[Plotting code records]

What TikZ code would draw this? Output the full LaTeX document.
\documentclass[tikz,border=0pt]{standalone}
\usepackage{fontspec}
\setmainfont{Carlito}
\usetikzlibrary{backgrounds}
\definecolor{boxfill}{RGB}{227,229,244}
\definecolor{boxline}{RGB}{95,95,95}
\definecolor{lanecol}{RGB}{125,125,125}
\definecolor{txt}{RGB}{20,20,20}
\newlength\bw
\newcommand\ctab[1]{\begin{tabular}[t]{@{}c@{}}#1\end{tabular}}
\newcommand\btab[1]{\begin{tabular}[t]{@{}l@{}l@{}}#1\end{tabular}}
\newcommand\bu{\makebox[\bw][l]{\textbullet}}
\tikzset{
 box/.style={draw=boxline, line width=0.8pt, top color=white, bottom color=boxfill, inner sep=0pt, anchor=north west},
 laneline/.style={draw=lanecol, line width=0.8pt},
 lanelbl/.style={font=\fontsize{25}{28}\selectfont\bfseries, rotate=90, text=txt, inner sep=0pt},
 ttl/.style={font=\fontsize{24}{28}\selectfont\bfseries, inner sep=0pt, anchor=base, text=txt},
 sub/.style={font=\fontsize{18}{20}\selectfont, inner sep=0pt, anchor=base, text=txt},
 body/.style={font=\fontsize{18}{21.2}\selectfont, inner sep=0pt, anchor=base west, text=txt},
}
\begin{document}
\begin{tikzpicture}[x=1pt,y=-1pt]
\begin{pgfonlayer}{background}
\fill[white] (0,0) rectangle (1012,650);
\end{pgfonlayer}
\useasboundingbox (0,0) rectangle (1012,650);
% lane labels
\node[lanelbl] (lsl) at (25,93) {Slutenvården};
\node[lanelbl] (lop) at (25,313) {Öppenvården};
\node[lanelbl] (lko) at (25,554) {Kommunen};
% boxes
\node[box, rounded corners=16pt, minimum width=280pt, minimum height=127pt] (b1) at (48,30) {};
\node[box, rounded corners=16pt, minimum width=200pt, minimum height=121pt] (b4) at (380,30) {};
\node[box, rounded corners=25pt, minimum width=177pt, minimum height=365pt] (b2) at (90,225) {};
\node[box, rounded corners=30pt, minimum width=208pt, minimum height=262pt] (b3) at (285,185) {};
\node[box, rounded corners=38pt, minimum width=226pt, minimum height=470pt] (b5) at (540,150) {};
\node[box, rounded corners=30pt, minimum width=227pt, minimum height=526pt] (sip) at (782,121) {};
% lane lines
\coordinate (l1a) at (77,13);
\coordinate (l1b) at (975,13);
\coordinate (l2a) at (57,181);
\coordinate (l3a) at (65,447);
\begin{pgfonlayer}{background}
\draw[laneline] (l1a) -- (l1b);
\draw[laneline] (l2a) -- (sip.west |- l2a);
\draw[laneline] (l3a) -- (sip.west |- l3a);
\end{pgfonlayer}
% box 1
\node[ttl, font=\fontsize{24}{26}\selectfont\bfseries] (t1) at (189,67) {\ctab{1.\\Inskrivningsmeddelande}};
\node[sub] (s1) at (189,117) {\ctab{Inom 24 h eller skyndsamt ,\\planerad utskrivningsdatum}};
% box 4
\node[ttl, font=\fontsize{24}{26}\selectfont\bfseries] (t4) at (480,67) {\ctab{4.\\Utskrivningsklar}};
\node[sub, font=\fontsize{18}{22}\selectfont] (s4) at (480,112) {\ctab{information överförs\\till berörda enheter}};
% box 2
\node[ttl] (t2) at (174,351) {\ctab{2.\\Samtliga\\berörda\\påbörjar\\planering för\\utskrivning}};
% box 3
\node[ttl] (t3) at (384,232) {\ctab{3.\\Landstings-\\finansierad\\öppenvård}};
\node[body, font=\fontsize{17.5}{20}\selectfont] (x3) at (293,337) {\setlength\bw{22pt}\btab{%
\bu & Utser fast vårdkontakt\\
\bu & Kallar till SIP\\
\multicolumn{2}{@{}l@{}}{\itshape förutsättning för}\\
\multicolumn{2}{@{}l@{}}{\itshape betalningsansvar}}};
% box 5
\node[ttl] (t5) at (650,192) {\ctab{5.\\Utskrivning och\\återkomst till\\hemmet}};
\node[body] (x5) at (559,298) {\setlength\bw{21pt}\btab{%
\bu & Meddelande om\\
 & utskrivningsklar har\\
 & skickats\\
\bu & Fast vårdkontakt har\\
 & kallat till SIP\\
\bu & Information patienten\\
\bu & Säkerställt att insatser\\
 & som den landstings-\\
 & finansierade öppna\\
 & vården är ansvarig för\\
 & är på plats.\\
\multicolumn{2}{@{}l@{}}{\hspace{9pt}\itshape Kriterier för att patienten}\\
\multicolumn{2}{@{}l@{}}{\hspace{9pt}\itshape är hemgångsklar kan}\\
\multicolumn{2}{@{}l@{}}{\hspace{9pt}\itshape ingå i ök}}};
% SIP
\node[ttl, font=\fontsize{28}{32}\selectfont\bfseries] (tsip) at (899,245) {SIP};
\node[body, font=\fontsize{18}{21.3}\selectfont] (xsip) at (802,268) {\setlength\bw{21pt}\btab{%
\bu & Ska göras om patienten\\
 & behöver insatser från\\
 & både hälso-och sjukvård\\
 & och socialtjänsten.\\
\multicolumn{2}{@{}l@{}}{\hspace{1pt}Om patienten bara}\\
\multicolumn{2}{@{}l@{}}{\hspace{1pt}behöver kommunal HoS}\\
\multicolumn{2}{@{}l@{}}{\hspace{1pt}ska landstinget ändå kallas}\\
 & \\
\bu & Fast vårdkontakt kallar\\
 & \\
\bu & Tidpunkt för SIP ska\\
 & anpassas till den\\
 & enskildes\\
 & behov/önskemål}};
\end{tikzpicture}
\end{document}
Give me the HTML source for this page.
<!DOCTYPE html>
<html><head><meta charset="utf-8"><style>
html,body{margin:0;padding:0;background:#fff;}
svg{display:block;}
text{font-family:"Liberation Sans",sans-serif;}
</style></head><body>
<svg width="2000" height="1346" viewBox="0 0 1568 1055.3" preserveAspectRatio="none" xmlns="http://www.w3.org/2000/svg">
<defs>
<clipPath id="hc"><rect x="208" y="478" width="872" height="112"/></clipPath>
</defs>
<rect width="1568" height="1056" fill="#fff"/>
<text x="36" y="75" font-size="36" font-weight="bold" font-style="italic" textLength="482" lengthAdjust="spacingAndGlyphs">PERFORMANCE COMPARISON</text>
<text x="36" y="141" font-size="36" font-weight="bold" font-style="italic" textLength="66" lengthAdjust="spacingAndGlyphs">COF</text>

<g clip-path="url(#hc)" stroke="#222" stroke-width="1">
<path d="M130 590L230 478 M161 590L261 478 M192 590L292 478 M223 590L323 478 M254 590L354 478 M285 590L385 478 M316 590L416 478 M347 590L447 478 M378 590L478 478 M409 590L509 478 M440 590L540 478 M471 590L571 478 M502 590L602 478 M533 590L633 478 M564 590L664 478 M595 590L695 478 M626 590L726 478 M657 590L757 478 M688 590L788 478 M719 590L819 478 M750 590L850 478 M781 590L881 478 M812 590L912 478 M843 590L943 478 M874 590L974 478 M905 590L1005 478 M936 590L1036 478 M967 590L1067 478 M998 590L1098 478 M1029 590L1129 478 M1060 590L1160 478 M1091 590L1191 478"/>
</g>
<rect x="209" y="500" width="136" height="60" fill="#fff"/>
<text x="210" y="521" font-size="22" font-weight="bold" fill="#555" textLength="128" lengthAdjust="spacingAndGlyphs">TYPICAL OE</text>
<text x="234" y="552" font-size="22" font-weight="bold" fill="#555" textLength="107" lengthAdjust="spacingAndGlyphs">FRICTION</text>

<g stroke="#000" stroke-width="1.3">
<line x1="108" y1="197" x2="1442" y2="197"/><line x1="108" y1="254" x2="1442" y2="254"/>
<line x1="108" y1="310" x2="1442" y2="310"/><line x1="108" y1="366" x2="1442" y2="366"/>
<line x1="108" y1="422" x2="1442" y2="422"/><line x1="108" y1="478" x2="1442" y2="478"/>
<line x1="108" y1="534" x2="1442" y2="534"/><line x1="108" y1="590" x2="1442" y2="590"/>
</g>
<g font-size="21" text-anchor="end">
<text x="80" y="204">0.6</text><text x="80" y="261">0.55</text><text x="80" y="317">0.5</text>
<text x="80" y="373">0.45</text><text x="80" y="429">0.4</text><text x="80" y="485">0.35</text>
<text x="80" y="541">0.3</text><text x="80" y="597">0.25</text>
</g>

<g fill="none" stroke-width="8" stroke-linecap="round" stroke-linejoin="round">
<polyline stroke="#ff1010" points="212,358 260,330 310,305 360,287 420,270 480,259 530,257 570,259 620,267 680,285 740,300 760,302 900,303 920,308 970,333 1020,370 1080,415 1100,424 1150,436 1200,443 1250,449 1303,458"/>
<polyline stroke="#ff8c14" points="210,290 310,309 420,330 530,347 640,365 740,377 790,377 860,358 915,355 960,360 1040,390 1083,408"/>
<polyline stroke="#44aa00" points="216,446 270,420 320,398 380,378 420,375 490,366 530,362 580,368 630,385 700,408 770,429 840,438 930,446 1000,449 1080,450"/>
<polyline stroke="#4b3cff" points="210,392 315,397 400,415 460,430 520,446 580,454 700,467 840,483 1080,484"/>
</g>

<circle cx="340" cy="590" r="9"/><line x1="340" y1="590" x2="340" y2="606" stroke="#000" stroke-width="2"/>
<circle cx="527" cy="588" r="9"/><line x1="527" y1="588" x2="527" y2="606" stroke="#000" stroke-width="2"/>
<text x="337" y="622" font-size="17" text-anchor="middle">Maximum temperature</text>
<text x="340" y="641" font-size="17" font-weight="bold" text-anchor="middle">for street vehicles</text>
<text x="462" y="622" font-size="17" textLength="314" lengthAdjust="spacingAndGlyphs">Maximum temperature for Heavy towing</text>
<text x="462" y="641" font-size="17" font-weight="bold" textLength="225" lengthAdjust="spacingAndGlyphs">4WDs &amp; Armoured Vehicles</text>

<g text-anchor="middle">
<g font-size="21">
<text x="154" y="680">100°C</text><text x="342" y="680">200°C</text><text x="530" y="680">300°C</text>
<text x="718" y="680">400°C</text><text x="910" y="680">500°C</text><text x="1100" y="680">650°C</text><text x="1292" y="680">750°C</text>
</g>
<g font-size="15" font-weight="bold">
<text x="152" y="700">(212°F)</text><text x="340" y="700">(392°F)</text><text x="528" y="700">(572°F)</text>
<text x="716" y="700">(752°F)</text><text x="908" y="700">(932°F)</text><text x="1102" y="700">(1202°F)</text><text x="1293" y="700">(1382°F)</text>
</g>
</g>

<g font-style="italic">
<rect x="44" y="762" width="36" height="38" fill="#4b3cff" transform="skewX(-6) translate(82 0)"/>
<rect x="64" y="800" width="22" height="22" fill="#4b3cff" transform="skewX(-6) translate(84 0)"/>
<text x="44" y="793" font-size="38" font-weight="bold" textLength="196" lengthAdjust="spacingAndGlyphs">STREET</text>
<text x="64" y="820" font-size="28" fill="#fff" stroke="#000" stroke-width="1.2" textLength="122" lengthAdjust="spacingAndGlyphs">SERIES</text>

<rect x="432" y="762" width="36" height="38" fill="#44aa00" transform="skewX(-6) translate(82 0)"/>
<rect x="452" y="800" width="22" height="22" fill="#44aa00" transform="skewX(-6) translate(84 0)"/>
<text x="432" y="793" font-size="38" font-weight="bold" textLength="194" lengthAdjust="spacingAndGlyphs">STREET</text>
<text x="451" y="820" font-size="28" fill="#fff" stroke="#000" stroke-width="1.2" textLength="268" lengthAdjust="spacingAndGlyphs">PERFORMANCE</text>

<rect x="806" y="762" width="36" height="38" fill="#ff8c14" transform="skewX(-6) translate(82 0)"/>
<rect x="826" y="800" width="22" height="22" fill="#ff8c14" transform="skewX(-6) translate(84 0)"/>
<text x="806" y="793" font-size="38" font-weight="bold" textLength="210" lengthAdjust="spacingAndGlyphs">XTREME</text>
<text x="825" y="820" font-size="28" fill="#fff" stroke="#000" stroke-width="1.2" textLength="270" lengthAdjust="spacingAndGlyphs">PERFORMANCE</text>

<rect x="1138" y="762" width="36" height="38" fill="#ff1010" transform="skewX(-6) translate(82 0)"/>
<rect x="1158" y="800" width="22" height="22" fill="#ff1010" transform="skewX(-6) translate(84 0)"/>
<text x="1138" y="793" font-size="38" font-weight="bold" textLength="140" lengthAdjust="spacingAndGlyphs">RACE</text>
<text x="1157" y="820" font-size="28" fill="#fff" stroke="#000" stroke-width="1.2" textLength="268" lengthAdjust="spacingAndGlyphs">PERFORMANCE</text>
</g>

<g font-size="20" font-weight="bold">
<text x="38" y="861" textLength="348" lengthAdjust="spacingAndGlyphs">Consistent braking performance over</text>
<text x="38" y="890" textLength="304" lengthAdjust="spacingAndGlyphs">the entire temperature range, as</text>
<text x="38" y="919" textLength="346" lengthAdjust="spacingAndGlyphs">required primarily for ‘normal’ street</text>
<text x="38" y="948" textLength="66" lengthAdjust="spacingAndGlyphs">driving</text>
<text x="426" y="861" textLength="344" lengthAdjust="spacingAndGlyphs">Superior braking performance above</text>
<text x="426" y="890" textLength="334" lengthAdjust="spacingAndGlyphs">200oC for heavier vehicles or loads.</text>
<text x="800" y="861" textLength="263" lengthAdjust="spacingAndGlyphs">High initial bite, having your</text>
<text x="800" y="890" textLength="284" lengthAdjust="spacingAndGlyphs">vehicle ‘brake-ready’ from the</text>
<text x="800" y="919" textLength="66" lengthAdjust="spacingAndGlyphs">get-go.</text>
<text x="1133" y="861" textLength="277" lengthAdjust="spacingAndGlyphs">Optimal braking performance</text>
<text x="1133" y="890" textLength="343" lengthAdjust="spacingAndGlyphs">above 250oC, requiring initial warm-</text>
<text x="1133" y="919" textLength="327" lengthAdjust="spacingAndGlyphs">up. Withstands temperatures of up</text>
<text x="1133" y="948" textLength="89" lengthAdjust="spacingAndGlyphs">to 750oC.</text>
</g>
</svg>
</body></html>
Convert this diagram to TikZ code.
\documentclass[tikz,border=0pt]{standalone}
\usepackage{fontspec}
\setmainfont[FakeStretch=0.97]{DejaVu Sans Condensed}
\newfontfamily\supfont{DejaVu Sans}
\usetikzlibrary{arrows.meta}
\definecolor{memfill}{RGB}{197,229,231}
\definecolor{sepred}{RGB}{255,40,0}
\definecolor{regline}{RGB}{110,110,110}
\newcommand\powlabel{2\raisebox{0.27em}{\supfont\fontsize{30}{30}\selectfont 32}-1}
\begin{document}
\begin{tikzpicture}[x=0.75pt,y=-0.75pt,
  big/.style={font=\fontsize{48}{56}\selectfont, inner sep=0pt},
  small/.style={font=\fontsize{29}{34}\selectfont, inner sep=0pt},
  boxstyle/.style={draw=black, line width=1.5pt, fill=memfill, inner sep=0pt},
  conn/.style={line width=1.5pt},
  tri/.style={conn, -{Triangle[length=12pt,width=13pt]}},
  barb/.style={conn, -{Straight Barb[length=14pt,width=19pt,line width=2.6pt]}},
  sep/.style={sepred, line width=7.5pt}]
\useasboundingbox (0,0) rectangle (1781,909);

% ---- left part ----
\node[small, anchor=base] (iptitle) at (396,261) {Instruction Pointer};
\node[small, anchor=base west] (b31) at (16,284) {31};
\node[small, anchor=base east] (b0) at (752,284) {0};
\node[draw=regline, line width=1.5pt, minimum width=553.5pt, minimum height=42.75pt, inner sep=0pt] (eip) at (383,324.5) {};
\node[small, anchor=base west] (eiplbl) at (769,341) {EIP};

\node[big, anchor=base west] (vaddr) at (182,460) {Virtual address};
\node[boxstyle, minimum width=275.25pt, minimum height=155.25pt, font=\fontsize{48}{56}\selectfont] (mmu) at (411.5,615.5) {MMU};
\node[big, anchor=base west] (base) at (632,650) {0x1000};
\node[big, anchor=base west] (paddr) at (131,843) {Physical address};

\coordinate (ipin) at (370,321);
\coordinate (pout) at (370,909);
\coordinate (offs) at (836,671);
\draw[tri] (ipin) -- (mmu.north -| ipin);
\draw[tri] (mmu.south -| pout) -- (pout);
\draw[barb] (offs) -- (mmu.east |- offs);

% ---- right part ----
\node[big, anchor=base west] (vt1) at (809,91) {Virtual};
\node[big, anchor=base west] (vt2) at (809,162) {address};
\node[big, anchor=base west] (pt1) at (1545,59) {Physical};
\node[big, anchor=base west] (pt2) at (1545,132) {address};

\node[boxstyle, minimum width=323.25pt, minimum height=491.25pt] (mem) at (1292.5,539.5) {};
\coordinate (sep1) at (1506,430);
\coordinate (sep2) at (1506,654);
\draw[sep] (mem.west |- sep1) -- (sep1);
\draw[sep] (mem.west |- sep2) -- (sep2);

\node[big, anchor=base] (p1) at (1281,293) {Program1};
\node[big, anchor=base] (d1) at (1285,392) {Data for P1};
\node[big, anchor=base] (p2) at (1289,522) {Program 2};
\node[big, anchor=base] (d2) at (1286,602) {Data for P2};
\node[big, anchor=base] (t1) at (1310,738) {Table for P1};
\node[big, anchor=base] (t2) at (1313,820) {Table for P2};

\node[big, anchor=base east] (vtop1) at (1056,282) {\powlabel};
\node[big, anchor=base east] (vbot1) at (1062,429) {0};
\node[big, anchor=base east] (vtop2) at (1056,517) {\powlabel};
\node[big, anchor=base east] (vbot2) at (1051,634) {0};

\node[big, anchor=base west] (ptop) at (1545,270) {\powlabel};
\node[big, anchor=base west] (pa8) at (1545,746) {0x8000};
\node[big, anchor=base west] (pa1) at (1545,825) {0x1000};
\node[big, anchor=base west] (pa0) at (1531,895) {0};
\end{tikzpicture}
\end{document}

*Job:* Write out exactly the lines running from the line containing "Convert this diagram to TikZ code." to the line containing "anchor=base west] (eiplbl)", with both of those lines included.

*Expected answer:*
Convert this diagram to TikZ code.
\documentclass[tikz,border=0pt]{standalone}
\usepackage{fontspec}
\setmainfont[FakeStretch=0.97]{DejaVu Sans Condensed}
\newfontfamily\supfont{DejaVu Sans}
\usetikzlibrary{arrows.meta}
\definecolor{memfill}{RGB}{197,229,231}
\definecolor{sepred}{RGB}{255,40,0}
\definecolor{regline}{RGB}{110,110,110}
\newcommand\powlabel{2\raisebox{0.27em}{\supfont\fontsize{30}{30}\selectfont 32}-1}
\begin{document}
\begin{tikzpicture}[x=0.75pt,y=-0.75pt,
  big/.style={font=\fontsize{48}{56}\selectfont, inner sep=0pt},
  small/.style={font=\fontsize{29}{34}\selectfont, inner sep=0pt},
  boxstyle/.style={draw=black, line width=1.5pt, fill=memfill, inner sep=0pt},
  conn/.style={line width=1.5pt},
  tri/.style={conn, -{Triangle[length=12pt,width=13pt]}},
  barb/.style={conn, -{Straight Barb[length=14pt,width=19pt,line width=2.6pt]}},
  sep/.style={sepred, line width=7.5pt}]
\useasboundingbox (0,0) rectangle (1781,909);

% ---- left part ----
\node[small, anchor=base] (iptitle) at (396,261) {Instruction Pointer};
\node[small, anchor=base west] (b31) at (16,284) {31};
\node[small, anchor=base east] (b0) at (752,284) {0};
\node[draw=regline, line width=1.5pt, minimum width=553.5pt, minimum height=42.75pt, inner sep=0pt] (eip) at (383,324.5) {};
\node[small, anchor=base west] (eiplbl) at (769,341) {EIP};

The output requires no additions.